(Plotting code records)

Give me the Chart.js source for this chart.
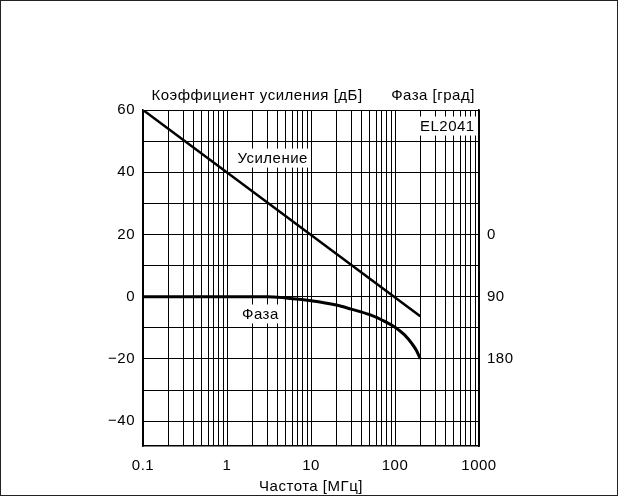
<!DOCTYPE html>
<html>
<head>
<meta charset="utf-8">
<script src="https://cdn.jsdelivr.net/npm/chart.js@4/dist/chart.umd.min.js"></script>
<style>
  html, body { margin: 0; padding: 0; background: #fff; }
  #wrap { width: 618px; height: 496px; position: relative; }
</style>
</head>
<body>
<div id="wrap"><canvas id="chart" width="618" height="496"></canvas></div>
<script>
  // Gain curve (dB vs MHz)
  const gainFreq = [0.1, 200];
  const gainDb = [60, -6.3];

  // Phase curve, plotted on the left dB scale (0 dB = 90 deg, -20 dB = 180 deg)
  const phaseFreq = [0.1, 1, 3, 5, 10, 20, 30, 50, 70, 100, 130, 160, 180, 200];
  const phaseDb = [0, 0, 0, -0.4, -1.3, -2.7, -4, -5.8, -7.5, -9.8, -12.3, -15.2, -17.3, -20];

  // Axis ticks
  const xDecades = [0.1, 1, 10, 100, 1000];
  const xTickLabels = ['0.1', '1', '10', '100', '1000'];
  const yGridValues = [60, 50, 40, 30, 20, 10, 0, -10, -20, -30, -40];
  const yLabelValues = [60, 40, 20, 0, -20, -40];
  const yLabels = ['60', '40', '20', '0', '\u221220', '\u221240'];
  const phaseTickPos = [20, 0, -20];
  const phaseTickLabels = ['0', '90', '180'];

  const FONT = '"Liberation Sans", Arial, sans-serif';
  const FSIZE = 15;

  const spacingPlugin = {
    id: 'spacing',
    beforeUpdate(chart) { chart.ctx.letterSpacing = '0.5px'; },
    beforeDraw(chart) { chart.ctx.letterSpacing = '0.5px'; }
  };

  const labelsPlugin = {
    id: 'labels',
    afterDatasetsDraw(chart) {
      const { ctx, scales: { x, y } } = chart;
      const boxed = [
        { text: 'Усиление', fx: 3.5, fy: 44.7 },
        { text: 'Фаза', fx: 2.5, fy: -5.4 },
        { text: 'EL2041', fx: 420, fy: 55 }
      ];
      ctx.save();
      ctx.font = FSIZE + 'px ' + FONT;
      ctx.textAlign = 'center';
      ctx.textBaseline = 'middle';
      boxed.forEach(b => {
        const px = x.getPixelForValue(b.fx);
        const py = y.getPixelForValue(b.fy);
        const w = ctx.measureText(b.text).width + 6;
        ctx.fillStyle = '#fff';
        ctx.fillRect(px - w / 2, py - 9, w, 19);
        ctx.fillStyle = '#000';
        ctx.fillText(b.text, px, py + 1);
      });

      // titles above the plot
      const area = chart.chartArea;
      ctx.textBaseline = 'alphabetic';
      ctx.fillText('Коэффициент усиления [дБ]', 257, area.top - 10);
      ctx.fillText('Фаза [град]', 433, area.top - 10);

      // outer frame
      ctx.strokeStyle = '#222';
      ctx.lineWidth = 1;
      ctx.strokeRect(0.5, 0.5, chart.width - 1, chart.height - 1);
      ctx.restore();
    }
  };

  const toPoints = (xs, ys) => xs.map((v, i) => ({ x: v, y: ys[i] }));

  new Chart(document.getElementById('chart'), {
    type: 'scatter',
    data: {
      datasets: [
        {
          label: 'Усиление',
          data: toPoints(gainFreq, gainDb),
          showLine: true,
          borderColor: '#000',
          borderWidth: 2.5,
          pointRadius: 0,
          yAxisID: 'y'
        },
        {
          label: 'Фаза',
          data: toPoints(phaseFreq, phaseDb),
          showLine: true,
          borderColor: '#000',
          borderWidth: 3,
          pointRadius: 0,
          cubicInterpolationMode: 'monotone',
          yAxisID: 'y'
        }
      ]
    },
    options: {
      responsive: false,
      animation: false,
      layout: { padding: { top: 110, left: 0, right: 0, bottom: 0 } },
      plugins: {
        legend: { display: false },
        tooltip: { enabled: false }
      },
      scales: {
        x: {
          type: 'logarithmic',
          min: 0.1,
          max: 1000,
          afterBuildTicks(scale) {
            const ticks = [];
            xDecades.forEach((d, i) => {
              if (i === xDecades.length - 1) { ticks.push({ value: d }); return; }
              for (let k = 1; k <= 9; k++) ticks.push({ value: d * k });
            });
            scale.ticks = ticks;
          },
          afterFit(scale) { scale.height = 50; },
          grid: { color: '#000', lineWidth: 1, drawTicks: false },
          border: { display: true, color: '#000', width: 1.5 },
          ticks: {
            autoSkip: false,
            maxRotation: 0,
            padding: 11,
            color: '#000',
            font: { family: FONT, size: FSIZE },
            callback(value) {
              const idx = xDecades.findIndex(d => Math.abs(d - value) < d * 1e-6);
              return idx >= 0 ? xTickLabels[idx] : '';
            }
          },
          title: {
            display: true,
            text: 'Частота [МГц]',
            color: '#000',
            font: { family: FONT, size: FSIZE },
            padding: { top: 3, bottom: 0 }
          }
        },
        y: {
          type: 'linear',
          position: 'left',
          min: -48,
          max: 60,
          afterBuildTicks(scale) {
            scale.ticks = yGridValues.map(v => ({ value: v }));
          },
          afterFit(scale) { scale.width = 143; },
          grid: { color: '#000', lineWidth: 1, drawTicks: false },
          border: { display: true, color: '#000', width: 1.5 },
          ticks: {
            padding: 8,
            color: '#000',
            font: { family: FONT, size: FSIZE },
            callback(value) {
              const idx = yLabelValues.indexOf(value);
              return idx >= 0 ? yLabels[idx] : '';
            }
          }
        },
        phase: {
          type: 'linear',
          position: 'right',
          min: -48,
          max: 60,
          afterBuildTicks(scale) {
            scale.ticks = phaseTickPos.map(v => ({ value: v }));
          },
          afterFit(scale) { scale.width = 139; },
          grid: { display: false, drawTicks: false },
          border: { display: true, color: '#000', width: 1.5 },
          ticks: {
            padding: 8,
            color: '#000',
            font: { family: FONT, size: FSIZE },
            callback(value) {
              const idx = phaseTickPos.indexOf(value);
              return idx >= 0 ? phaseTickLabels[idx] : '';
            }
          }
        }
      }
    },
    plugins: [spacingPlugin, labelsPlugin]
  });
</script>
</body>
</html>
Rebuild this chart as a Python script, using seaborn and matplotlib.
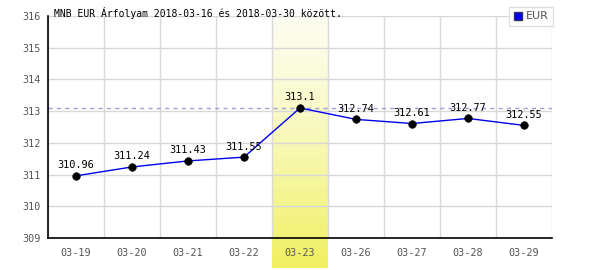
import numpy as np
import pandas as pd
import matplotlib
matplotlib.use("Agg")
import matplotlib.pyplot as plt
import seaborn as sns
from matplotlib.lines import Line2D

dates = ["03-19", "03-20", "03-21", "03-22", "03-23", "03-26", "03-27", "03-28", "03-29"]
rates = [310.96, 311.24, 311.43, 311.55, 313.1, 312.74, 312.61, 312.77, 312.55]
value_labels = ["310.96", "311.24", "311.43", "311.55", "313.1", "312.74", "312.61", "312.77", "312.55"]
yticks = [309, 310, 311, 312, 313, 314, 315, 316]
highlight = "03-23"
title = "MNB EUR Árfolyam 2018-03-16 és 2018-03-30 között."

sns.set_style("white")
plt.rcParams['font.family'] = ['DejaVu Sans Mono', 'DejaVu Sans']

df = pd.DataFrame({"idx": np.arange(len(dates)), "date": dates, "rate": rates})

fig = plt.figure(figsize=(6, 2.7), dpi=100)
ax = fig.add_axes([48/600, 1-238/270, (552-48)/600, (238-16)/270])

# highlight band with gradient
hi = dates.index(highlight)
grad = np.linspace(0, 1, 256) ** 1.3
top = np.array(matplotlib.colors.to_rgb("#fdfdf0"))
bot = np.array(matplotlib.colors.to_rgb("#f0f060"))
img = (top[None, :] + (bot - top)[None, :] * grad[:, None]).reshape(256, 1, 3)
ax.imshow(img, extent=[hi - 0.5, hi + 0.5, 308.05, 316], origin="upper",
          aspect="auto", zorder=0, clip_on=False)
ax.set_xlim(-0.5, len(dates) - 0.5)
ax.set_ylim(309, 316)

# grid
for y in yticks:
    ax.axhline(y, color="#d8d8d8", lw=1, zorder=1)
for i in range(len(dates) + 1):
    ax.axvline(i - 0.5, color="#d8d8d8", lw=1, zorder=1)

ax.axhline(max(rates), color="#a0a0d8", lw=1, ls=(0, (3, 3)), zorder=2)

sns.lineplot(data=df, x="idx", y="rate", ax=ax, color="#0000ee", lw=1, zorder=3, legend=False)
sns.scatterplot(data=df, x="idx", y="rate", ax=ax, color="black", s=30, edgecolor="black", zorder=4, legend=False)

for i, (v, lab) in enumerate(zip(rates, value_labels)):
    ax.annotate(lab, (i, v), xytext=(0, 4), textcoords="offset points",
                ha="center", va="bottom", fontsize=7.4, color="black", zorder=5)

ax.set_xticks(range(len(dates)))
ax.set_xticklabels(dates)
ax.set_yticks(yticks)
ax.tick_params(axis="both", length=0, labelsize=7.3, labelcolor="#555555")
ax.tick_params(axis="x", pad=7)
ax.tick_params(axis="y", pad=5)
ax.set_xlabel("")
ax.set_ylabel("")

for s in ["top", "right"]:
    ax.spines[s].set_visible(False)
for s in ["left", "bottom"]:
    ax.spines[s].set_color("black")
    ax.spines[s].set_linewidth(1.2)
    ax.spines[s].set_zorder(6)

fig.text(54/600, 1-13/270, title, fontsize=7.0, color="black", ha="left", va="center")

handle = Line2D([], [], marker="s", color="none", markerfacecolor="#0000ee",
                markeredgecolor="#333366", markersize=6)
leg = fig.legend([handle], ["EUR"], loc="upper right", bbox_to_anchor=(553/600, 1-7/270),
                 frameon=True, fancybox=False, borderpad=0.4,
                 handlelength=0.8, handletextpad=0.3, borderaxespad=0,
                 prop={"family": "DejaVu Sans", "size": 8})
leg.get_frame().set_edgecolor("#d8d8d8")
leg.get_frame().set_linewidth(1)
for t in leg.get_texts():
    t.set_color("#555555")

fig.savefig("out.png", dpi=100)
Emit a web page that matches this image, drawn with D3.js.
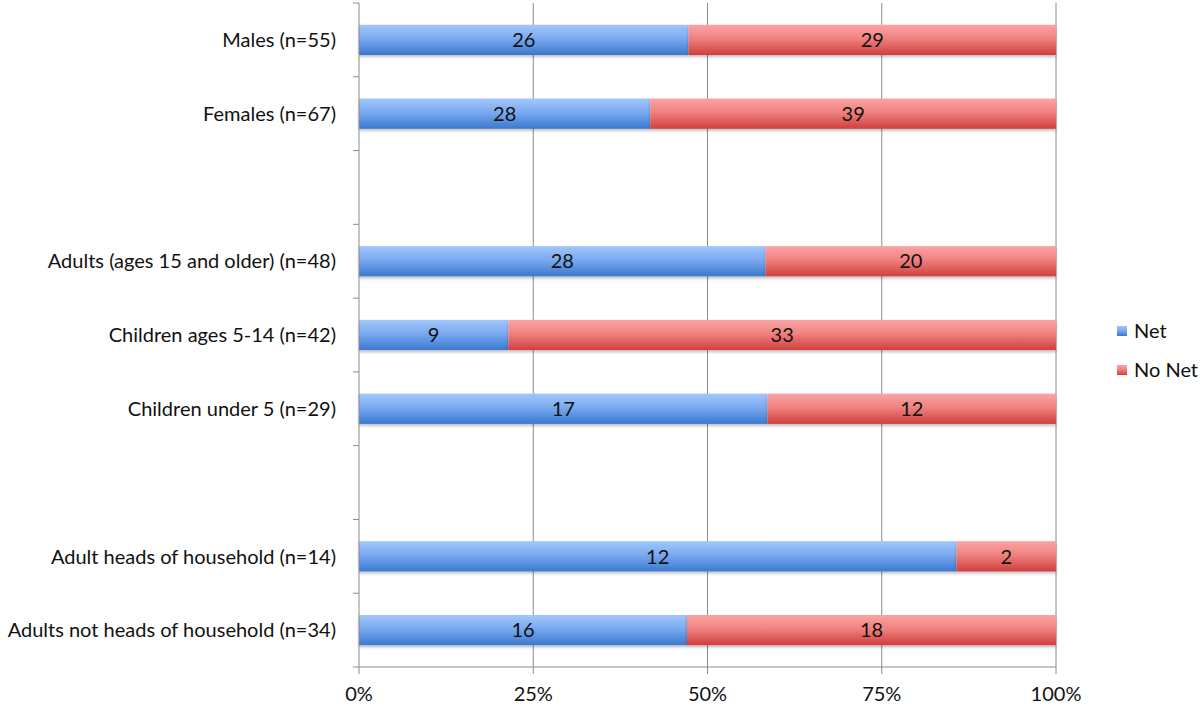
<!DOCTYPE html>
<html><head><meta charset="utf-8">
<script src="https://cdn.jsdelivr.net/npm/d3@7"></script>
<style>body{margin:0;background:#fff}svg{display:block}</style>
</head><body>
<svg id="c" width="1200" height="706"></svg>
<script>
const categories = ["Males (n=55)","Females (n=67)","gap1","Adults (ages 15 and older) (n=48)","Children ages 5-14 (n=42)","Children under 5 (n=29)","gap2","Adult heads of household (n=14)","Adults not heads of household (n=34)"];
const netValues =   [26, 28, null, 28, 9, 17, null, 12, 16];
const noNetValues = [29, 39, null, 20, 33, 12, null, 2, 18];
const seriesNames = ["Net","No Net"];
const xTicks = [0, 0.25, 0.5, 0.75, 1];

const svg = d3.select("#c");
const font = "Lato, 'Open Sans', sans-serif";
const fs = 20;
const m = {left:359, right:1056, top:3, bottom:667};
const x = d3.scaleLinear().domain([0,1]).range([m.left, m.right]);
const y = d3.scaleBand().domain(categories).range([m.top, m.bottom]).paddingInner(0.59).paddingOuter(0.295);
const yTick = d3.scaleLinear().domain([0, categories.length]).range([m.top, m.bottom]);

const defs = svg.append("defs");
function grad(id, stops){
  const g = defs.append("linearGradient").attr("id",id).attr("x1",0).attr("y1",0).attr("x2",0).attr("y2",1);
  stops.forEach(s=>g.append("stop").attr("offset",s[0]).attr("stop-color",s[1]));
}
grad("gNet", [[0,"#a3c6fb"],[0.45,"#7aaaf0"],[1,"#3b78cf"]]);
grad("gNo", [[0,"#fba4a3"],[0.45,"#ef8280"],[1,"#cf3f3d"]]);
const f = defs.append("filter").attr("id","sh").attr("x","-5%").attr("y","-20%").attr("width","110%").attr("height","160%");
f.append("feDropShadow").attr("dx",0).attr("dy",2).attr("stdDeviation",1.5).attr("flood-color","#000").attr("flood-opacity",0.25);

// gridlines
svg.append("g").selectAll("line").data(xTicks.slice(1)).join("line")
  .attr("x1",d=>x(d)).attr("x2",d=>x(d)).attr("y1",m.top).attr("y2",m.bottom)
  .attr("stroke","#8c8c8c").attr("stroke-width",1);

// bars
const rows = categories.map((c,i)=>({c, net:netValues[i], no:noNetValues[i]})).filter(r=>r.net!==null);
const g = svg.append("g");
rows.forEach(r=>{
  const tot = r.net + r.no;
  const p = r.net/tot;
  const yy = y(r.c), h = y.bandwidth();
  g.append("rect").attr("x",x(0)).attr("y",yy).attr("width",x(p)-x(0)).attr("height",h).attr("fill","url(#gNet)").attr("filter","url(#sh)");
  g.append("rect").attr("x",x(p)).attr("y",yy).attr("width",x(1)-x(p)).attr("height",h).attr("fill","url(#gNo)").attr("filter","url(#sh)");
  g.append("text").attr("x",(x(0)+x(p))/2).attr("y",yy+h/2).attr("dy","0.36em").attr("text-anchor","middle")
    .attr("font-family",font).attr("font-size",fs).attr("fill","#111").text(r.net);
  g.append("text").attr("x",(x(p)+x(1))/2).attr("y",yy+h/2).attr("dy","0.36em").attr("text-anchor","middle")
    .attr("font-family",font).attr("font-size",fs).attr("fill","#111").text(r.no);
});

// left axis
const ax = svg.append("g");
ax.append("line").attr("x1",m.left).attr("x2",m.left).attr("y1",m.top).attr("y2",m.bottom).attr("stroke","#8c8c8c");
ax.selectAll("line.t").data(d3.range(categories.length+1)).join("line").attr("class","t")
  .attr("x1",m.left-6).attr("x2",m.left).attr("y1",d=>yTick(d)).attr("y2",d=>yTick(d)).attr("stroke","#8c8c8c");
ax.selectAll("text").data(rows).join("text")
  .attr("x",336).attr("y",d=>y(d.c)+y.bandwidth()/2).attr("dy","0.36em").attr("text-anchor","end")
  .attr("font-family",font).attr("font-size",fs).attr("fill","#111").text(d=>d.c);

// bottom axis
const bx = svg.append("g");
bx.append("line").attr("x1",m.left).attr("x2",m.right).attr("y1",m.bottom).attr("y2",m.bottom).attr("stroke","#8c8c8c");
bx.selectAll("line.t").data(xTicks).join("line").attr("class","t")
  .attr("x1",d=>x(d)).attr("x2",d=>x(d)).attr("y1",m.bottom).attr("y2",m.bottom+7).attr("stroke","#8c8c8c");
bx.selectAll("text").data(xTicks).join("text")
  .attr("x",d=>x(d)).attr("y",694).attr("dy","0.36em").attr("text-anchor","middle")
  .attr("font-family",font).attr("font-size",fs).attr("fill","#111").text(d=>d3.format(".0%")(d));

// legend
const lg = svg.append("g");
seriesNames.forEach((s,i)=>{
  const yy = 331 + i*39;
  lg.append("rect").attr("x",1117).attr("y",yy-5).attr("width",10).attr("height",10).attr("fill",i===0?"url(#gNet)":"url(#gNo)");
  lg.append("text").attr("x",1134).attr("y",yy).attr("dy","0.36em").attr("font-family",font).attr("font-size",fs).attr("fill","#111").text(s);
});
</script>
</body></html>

TASK REQUIREMENTS.
Give only the count of lines in the data that include the string "seaborn".

EXERCISE SOLUTION.
2